The Navy SEALS watching the 'Call on Me' video
The Navy SEALS watching the ‘Call on Me’ video

Garland is capable of much more. His best work interrogates systems: the invisible architectures of power (Devs), the distortions of technology (Ex Machina, Annihilation), and the failures of masculinity (Men). Here, he swaps critique for choreography. Mendoza, by contrast, seems committed to the clarity of the soldier’s perspective: the battlefield as the world in miniature. That tension could have yielded something powerful. Instead, it’s resolved in favour of immersion. War, rendered beautifully. Pain, rendered tactically.
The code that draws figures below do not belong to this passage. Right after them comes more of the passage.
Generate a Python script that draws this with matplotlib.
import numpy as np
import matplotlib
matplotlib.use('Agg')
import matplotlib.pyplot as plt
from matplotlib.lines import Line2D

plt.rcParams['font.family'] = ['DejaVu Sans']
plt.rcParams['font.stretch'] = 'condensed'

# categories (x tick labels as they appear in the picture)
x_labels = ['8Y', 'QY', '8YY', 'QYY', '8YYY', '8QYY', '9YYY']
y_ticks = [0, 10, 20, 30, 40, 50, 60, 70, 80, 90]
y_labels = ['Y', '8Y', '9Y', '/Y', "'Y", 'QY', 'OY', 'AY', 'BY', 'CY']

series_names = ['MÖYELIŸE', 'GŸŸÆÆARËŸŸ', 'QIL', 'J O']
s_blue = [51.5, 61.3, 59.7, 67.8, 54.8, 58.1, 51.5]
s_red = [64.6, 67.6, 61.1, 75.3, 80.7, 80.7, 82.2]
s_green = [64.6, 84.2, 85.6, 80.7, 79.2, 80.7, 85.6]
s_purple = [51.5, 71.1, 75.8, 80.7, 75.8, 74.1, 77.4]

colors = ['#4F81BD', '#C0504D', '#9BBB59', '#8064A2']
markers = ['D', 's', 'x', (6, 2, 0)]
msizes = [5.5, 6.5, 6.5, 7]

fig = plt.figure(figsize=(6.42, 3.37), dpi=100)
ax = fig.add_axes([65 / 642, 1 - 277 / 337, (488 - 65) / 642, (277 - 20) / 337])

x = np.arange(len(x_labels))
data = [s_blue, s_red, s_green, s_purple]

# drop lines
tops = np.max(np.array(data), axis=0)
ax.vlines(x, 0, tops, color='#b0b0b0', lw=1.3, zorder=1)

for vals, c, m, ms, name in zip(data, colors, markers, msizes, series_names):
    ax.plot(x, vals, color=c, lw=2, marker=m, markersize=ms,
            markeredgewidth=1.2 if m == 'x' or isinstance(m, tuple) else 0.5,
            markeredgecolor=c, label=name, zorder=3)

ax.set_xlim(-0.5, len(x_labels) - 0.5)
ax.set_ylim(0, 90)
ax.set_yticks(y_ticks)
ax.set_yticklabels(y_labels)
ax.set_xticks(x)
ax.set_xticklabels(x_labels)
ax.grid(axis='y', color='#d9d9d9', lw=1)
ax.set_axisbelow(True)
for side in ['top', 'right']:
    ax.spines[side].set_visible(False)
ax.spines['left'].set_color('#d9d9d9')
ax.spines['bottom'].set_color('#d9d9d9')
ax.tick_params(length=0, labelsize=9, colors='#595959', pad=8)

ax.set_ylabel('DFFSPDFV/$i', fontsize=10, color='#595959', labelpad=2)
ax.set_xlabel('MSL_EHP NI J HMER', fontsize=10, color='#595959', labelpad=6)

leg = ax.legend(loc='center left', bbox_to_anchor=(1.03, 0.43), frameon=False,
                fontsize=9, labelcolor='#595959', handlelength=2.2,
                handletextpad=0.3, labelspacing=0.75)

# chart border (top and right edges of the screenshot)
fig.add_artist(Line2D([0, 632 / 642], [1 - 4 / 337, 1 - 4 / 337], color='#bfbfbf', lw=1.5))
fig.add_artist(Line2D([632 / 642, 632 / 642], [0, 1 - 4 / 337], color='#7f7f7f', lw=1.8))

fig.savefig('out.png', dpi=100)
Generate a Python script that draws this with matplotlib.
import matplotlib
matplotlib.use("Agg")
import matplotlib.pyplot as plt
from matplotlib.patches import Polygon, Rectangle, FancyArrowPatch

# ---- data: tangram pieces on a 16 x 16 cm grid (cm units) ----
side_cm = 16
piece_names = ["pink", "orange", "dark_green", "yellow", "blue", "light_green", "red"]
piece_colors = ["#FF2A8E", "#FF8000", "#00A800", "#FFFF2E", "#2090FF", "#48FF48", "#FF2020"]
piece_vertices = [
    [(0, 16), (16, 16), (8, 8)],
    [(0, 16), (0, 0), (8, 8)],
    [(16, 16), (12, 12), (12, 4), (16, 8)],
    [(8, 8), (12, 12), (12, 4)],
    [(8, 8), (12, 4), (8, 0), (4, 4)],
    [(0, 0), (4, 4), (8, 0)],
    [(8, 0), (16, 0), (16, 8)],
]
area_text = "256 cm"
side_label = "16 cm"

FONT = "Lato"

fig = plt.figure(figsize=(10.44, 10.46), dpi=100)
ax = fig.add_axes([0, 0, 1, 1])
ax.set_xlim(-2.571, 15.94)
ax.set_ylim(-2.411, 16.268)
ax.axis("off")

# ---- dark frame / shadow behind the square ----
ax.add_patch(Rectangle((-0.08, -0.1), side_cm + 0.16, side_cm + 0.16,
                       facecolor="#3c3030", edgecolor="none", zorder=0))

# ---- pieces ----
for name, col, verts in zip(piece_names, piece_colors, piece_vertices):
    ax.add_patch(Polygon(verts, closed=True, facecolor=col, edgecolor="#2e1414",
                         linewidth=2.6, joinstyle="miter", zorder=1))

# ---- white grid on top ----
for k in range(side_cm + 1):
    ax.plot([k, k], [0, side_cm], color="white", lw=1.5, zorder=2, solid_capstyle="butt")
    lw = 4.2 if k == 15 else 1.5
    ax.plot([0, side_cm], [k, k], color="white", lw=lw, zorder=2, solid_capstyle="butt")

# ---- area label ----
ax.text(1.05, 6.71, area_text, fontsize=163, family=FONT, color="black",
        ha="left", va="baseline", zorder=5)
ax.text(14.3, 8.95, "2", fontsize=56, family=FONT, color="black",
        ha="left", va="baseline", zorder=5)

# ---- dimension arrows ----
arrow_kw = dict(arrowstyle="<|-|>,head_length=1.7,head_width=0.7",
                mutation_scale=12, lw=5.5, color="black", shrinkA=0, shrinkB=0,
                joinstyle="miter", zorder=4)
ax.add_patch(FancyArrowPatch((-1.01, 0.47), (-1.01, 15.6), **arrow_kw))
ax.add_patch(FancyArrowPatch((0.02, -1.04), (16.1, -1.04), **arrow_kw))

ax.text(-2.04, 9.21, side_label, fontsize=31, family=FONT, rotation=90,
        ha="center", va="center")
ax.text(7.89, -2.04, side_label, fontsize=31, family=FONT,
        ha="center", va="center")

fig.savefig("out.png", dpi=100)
Not once does the film pause to ask what this team of Americans is doing in this Iraqi house, in this Iraqi city, in this unwinnable war.
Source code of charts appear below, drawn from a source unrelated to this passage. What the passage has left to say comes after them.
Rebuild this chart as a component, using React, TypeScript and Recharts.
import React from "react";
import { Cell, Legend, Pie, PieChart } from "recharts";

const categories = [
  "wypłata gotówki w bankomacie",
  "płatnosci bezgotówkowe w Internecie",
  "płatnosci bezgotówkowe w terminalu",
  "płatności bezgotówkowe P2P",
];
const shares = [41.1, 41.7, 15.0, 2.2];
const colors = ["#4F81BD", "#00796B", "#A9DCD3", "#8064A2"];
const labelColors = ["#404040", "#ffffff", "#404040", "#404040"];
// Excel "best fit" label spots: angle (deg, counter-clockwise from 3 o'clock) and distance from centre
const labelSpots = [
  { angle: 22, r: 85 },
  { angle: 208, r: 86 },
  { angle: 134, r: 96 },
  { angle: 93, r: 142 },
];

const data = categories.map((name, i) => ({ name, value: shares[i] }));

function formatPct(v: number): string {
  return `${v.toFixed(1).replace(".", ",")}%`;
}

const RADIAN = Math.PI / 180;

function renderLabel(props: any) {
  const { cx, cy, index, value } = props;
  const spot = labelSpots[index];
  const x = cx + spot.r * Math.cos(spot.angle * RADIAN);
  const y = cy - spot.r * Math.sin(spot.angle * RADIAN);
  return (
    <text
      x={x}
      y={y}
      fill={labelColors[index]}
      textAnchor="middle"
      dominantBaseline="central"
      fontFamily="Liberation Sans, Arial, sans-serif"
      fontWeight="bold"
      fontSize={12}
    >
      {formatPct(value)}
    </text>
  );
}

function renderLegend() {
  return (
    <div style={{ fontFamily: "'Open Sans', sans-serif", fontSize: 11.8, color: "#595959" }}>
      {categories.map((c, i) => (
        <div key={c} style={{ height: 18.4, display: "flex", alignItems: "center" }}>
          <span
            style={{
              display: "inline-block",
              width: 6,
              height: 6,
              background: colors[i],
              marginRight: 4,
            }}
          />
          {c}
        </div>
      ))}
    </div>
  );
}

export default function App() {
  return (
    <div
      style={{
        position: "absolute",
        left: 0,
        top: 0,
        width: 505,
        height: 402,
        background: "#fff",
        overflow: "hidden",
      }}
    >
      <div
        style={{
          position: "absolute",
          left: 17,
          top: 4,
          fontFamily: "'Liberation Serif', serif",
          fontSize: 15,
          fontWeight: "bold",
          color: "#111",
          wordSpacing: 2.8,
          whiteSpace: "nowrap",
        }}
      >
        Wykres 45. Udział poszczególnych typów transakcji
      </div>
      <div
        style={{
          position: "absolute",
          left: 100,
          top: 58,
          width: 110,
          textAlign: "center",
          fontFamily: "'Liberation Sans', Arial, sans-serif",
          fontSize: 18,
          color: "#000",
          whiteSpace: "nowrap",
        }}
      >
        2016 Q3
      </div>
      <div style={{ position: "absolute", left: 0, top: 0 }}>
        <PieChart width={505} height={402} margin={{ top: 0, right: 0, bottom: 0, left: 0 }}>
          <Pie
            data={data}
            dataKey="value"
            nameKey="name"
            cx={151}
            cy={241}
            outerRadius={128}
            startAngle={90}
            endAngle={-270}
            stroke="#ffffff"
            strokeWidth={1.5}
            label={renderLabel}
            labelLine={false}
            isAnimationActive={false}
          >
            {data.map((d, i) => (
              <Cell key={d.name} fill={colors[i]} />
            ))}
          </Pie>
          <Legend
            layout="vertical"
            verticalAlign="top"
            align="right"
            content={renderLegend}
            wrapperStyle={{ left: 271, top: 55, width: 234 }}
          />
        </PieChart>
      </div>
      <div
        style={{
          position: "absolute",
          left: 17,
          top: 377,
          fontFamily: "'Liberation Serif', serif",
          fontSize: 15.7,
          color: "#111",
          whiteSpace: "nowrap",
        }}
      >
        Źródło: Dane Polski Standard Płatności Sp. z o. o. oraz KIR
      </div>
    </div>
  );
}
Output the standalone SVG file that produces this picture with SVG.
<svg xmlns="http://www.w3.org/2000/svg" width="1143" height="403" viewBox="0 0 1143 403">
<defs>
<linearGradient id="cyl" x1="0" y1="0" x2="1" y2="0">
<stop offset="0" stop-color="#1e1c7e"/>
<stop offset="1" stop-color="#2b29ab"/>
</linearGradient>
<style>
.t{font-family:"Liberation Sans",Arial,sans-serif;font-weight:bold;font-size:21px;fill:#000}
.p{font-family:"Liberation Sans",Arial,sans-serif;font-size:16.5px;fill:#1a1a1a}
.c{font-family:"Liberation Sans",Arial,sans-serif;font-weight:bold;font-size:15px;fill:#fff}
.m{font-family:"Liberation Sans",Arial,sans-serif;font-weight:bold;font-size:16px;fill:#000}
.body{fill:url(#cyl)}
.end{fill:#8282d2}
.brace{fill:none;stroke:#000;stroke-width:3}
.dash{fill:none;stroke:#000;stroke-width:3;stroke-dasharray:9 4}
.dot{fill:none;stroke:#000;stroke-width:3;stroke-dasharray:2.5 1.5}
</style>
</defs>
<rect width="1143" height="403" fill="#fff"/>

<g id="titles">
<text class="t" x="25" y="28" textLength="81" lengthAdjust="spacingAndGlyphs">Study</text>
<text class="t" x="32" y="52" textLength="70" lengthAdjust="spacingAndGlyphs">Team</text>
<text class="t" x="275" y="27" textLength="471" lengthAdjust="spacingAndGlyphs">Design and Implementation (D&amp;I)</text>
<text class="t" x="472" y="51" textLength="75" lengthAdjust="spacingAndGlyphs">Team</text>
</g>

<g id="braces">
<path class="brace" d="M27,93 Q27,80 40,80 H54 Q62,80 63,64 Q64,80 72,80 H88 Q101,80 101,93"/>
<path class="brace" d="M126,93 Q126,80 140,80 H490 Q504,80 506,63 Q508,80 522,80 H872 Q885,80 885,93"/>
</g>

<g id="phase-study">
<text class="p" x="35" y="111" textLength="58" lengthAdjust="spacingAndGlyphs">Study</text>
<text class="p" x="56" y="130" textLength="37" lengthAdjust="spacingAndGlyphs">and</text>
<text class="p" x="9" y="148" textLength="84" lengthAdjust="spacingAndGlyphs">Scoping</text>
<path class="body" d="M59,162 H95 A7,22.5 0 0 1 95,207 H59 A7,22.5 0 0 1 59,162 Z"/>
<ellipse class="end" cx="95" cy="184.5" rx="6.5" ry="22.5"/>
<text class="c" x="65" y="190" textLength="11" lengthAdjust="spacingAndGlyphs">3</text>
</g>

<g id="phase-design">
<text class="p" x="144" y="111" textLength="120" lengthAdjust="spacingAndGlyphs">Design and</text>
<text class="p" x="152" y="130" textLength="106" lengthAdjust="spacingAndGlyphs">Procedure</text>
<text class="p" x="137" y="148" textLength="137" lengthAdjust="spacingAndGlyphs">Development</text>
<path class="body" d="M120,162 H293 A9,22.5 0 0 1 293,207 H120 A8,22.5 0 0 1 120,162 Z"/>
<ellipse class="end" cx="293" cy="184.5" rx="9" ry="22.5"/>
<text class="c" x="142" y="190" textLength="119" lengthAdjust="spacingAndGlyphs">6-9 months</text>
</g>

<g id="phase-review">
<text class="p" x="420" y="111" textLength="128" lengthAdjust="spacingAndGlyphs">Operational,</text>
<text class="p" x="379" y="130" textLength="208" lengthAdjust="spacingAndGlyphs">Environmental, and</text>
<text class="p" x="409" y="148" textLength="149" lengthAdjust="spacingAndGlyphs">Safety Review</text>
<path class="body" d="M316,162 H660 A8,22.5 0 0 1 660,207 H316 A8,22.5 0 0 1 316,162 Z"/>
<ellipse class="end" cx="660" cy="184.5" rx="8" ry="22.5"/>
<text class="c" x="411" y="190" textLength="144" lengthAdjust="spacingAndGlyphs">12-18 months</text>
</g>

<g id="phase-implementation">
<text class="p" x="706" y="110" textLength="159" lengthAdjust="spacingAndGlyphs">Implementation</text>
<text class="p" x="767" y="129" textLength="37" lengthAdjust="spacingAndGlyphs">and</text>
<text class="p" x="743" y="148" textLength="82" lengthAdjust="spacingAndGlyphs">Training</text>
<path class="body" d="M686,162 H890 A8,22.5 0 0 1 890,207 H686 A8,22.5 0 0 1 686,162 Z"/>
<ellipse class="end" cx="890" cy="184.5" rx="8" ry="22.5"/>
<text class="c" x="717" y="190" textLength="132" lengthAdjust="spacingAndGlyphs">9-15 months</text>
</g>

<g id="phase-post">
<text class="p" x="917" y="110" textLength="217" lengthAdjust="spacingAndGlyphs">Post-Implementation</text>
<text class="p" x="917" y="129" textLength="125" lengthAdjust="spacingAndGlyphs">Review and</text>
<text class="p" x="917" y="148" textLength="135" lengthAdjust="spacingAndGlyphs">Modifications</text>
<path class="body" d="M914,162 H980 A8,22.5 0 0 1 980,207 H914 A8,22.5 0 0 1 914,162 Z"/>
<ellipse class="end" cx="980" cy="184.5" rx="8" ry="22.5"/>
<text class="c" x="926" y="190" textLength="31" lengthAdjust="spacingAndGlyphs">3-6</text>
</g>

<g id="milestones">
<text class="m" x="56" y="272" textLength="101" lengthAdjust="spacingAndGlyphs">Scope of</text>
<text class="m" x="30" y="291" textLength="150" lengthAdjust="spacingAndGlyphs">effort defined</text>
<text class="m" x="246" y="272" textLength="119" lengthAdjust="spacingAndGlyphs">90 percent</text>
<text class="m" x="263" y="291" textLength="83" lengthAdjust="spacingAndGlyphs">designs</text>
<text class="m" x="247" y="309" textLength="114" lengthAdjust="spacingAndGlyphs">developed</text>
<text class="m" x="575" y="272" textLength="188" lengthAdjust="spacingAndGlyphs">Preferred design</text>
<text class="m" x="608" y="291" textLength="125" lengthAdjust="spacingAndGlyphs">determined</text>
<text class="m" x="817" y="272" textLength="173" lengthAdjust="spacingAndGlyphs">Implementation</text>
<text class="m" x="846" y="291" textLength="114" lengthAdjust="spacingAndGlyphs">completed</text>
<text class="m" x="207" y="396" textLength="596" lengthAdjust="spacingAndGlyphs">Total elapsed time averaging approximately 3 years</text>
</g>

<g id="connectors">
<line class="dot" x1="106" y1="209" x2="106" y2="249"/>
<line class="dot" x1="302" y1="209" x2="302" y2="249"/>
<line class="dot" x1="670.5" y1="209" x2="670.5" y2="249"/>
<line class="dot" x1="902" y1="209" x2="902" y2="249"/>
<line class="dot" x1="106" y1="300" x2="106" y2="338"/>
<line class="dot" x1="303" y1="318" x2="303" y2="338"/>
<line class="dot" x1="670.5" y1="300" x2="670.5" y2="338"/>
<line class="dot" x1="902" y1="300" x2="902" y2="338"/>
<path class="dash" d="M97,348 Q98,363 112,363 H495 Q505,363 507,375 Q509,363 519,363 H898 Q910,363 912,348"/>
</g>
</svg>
There is a hollow neutrality here, disguised as authenticity. Warfare is not propaganda in the old sense (this isn’t John Wayne in The Green Berets). It doesn’t proselytise or preach. But its omissions are political. It positions us behind the gun, not in front of it. It flinches from the why, the how, the cost. Its moral clarity begins and ends with the squad: their bravery, their fear, their cohesion under fire. The rest. The civilians, the wreckage, the logic of occupation. Is out of frame, collateral in the narrative as well as the war.

There’s a moment near the end when the team regroups, bloodied, depleted, but still together. One SEAL, amped up. Adrenaline? Shock? Tries to engage with a severely injured comrade. First he punches him in the chest, half-mocking, half-connecting, then later steps on the man’s mangled legs. The scene is quick, unsettling, and played without comment. It’s the Mendoza character. Quiet, focused, the one who’s been providing emergency treatment for most of the last third, who finally loses it. His anger breaks the squad’s veneer of stoic discipline. And rightly so. But even this outburst fizzles without reflection. There’s no reckoning, no pause, no space to ask what this camaraderie actually means. Only that it’s brutal, automatic, and enforced.

And we still don’t know if the mission was a success or a failure. Not in political terms. Not in human ones. This is war as choreography, war as ordeal, war as immersive simulation. It gets the texture right and the history wrong. The SEALs survive. The house is evacuated. The Iraqis are dead. Roll credits.